通信システムや電力施設、さらには人工衛星などに壊滅的な被害をもたらす可能性のある太陽嵐。今後、地球に到達する約30分前に警告を出せるようになるかもしれません。海外メディア「sciencealert」が詳しく解説しています。
*Category:サイエンス Science *Source:sciencealert,wikipedia
NASAが開発する早期警報システムとは
NASAのチームは太陽嵐のデータにAIモデルを適用して早期警報システムの開発を行っています。このシステムは、太陽嵐によって太陽から放出される物質よりも、光(電波の元となるもの)の方が速く移動できるという事実を利用しています。
35年前、ケベック州で何時間も電気が止まるような出来事がありました。150年以上前にはキャリントン・イベントという記録に残る中で最大規模の太陽嵐が起きています。もし現代にこのキャリントン・イベントと同程度の太陽嵐が起きたなら、電気や通信のインフラに大規模な破壊をもたらす可能性があります。
しかし科学者たちは、この問題を長い間認識し、黙って見過ごしてきたわけではありません。太陽系を探査している現在、多くの衛星が太陽を観測しており、太陽フレアを特定するのに利用されています。これらの衛星には、NASAチームにデータを提供したACE、Wind、IMP-8、Geotailなどがあります。しかし、AIの研究者なら誰でもわかるように、予測モデルを開発するためには、そのモデルが何を予測するのかを指示する必要があります。
太陽嵐が近づいていることを知るだけでは、戦いの一端に過ぎません。太陽嵐が地球に衝突したとき、どのような影響を与えるかも理解する必要があります。そこで研究者たちは、衛星が検知した嵐の影響を受けた地表の観測点からもデータを収集しました。

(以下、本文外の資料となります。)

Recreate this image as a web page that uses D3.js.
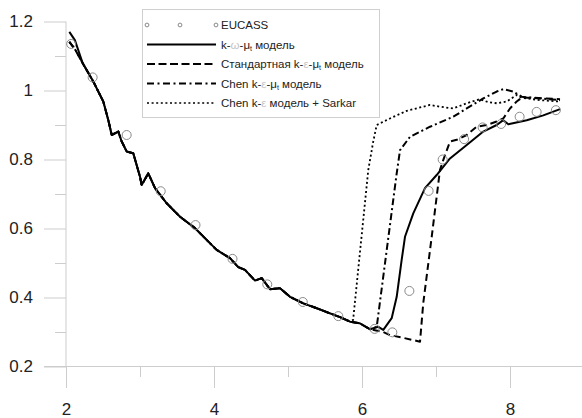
<!DOCTYPE html>
<html>
<head>
<meta charset="utf-8">
<script src="https://cdn.jsdelivr.net/npm/d3@7"></script>
<style>
  body { margin: 0; background: #fff; }
  svg { display: block; font-family: "Liberation Sans", Arial, sans-serif; }
</style>
</head>
<body>
<svg id="chart" width="582" height="418"></svg>
<script>
// experimental points (EUCASS)
const eucass = [[2.07,1.135],[2.36,1.038],[2.82,0.871],[3.28,0.708],[3.75,0.61],[4.25,0.512],
  [4.72,0.438],[5.2,0.387],[5.68,0.346],[6.17,0.309],[6.41,0.299],[6.64,0.419],[6.9,0.709],
  [7.09,0.8],[7.38,0.859],[7.63,0.893],[7.88,0.903],[8.13,0.924],[8.36,0.938],[8.62,0.943]];

// start of the curves (solid one starts a bit higher)
const headSolid = [[2.045,1.17],[2.12,1.146]];
const headOther = [[2.045,1.141],[2.12,1.12]];

// part that all models share
const common = [[2.226,1.079],[2.369,1.026],[2.504,0.968],[2.572,0.914],[2.618,0.871],[2.707,0.881],
  [2.753,0.852],[2.82,0.823],[2.909,0.818],[3.0,0.75],[3.023,0.726],[3.112,0.76],[3.203,0.717],
  [3.361,0.673],[3.541,0.634],[3.743,0.601],[3.901,0.567],[4.036,0.538],[4.216,0.514],[4.328,0.488],
  [4.419,0.48],[4.554,0.449],[4.645,0.456],[4.757,0.424],[4.892,0.427],[5.027,0.402],[5.207,0.383],
  [5.388,0.369],[5.568,0.354],[5.703,0.343],[5.838,0.33]];
const commonLate = [[5.973,0.325],[6.108,0.308]];

// tails, where the models separate
const tailSolid = [[6.22,0.315],[6.288,0.306],[6.401,0.34],[6.469,0.402],[6.536,0.509],[6.581,0.576],
  [6.693,0.644],[6.851,0.717],[7.009,0.755],[7.189,0.803],[7.415,0.842],[7.639,0.881],[7.82,0.9],
  [7.909,0.914],[7.977,0.902],[8.226,0.914],[8.45,0.928],[8.676,0.946]];
const tailDashed = [[6.288,0.3],[6.378,0.291],[6.558,0.283],[6.784,0.272],[6.828,0.384],[6.942,0.576],
  [7.054,0.77],[7.099,0.799],[7.189,0.852],[7.28,0.857],[7.415,0.871],[7.55,0.895],[7.685,0.9],
  [7.82,0.91],[7.909,0.919],[8.0,0.948],[8.09,0.968],[8.158,0.979],[8.315,0.979],[8.495,0.977],[8.676,0.975]];
const tailDashDot = [[6.199,0.315],[6.469,0.76],[6.514,0.827],[6.649,0.866],[6.919,0.895],[7.234,0.924],
  [7.415,0.948],[7.639,0.977],[7.82,0.997],[7.909,1.004],[8.045,0.997],[8.158,0.982],[8.405,0.977],[8.676,0.972]];
const tailDotted = [[5.88,0.335],[6.085,0.77],[6.15,0.85],[6.199,0.9],[6.378,0.919],[6.604,0.941],[6.919,0.958],
  [7.054,0.953],[7.234,0.948],[7.415,0.963],[7.595,0.975],[7.707,0.966],[7.82,0.963],[7.955,0.968],
  [8.09,0.987],[8.158,0.979],[8.405,0.972],[8.676,0.968]];

const yTicks = [0.2, 0.4, 0.6, 0.8, 1.0, 1.2];
const yMinor = [0.3, 0.5, 0.7, 0.9, 1.1];
const xTicks = [2, 4, 6, 8];
const xMinor = [3, 5, 7];

const series = [
  { name: "solid", data: headSolid.concat(common, commonLate, tailSolid), dash: null },
  { name: "dashed", data: headOther.concat(common, commonLate, tailDashed), dash: "7,4" },
  { name: "dashdot", data: headOther.concat(common, commonLate, tailDashDot), dash: "7,3,2,3" },
  { name: "dotted", data: headOther.concat(common, tailDotted), dash: "2,2.6" }
];

const svg = d3.select("#chart");
const x = d3.scaleLinear().domain([2, 9]).range([66, 584]);
const y = d3.scaleLinear().domain([0.2, 1.2]).range([366.5, 21.5]);
const gridCol = "#cdcdcd";

// y axis, major + minor ticks
const yAxis = svg.append("g").attr("transform", `translate(${x(2)},0)`)
  .call(d3.axisLeft(y).tickValues(yTicks).tickSize(22).tickPadding(11)
    .tickFormat(d => d === 1 ? "1" : d3.format(".1f")(d)));
svg.append("g").attr("transform", `translate(${x(2)},0)`)
  .call(d3.axisLeft(y).tickValues(yMinor).tickSize(11).tickFormat(""));

// x axis
const xAxis = svg.append("g").attr("transform", `translate(0,${y(0.2)})`)
  .call(d3.axisBottom(x).tickValues(xTicks).tickSize(21.5).tickPadding(15).tickFormat(d3.format("d")));
svg.append("g").attr("transform", `translate(0,${y(0.2)})`)
  .call(d3.axisBottom(x).tickValues(xMinor).tickSize(10.5).tickFormat(""));

svg.selectAll(".domain").remove();
svg.selectAll(".tick line").attr("stroke", gridCol);
svg.selectAll(".tick text").attr("fill", "#222").style("font-size", "17px")
  .style("font-family", "'Liberation Sans', Arial, sans-serif");

// axis lines
svg.append("line").attr("x1", x(2)).attr("x2", x(2)).attr("y1", y(1.2)).attr("y2", y(0.2))
  .attr("stroke", gridCol);
svg.append("line").attr("x1", x(2) - 22).attr("x2", 582).attr("y1", y(0.2)).attr("y2", y(0.2))
  .attr("stroke", gridCol);

// model curves
const line = d3.line().x(d => x(d[0])).y(d => y(d[1]));
svg.append("g").selectAll("path").data(series).enter().append("path")
  .attr("d", d => line(d.data))
  .attr("fill", "none")
  .attr("stroke", "#000")
  .attr("stroke-width", d => d.name === "dotted" ? 1.8 : 2)
  .attr("stroke-dasharray", d => d.dash)
  .attr("stroke-linejoin", "round");

// experiment
svg.append("g").selectAll("circle").data(eucass).enter().append("circle")
  .attr("cx", d => x(d[0])).attr("cy", d => y(d[1])).attr("r", 4.5)
  .attr("fill", "none").attr("stroke", "#8a8a8a").attr("stroke-width", 1);

// legend
const leg = svg.append("g");
leg.append("rect").attr("x", 142.5).attr("y", 9.5).attr("width", 237).attr("height", 108)
  .attr("fill", "#fff").attr("stroke", "#cfcfcf");

const rowY = [25, 44.5, 64, 83.5, 103];
[147, 180, 216].forEach(cx => {
  leg.append("circle").attr("cx", cx).attr("cy", rowY[0]).attr("r", 1.9)
    .attr("fill", "none").attr("stroke", "#8a8a8a");
});
series.forEach((s, i) => {
  leg.append("line").attr("x1", 147).attr("x2", 216).attr("y1", rowY[i + 1]).attr("y2", rowY[i + 1])
    .attr("stroke", "#000").attr("stroke-width", s.name === "dotted" ? 1.6 : 2)
    .attr("stroke-dasharray", s.name === "dashed" ? "8,3.5" : s.name === "dashdot" ? "7,3.5,2,3.5" : s.dash);
});

// legend labels: [text, isGreySymbol, isSubscript]
const labels = [
  [["EUCASS", 0, 0]],
  [["k-", 0, 0], ["ω", 1, 0], ["-μ", 0, 0], ["t", 0, 1], [" модель", 0, 0]],
  [["Стандартная k-", 0, 0], ["ε", 1, 0], ["-μ", 0, 0], ["t", 0, 1], [" модель", 0, 0]],
  [["Chen k-", 0, 0], ["ε", 1, 0], ["-μ", 0, 0], ["t", 0, 1], [" модель", 0, 0]],
  [["Chen k-", 0, 0], ["ε", 1, 0], [" модель + Sarkar", 0, 0]]
];
labels.forEach((parts, i) => {
  const t = leg.append("text").attr("x", 221).attr("y", rowY[i] + 4)
    .attr("fill", "#222").style("font-size", "11.5px");
  parts.forEach(p => {
    const ts = t.append("tspan").text(p[0]);
    if (p[1]) ts.attr("fill", "#c4c4c4");
    if (p[2]) ts.style("font-size", "7px").attr("dy", 2);
    else if (parts.length > 1 && t.selectAll("tspan").size() > 1) {
      const prev = parts[parts.indexOf(p) - 1];
      if (prev && prev[2]) ts.attr("dy", -2);
    }
  });
});
</script>
</body>
</html>
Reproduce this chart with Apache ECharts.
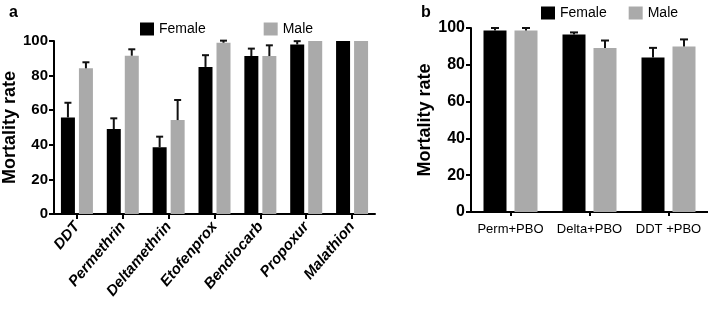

次にディープラーニングモデルの学習に着手しました。今回「DAGGER」と名付けられたこのモデルは、同じ試みを行った既存の予測アルゴリズムと比較して、かなり優れた仕様を持っています。最も注目すべきは、その高速化でしょう。インドの天文学・天体物理学共同研究センターのヴィシャール・ウペンドランを中心とする研究者は、このアルゴリズムは1秒以内に太陽嵐の程度と方向を予測できると主張しています。さらにその予測は1分毎に行われるようです。
以前のアルゴリズムによる試みでは桁違いの時間がかかり、嵐が地球を襲う前に警告を発する時間は、ほとんどありませんでした。その背景は、地球上のどこに嵐が来るかを計算することが困難だったからです。その点、DAGGERは、地球上の全領域を対象にした迅速な予測ロジックを実行できるため、一歩前進と言えます。そしてこのような予測を局所的に行うことは非常に重要です。太陽嵐が地球を襲う可能性がある場合、地球の半分はいわゆる「夜」と呼ばれる状態になっており、守られているからです。
DAGGERは、このような予測スピードと地球全体に適用できる能力を兼ね備えているため、太陽嵐による危険を予測し、正確に対応する上で大きな前進を遂げたと言えます。そして、2025年に太陽が11年の太陽周期のピークを迎えるのに合わせて、多くのデータを収集するために、オープンソースプラットフォームが発表されました。
電力会社や通信会社がDAGGERを脅威評価システムに統合するのに数年かかるとのことです。アメリカ中西部にある竜巻警報のようなサイレンが鳴り響くことはないかもしれませんが、少なくとも、危険な状況を以前よりも早く知らせることができるようになるはずです。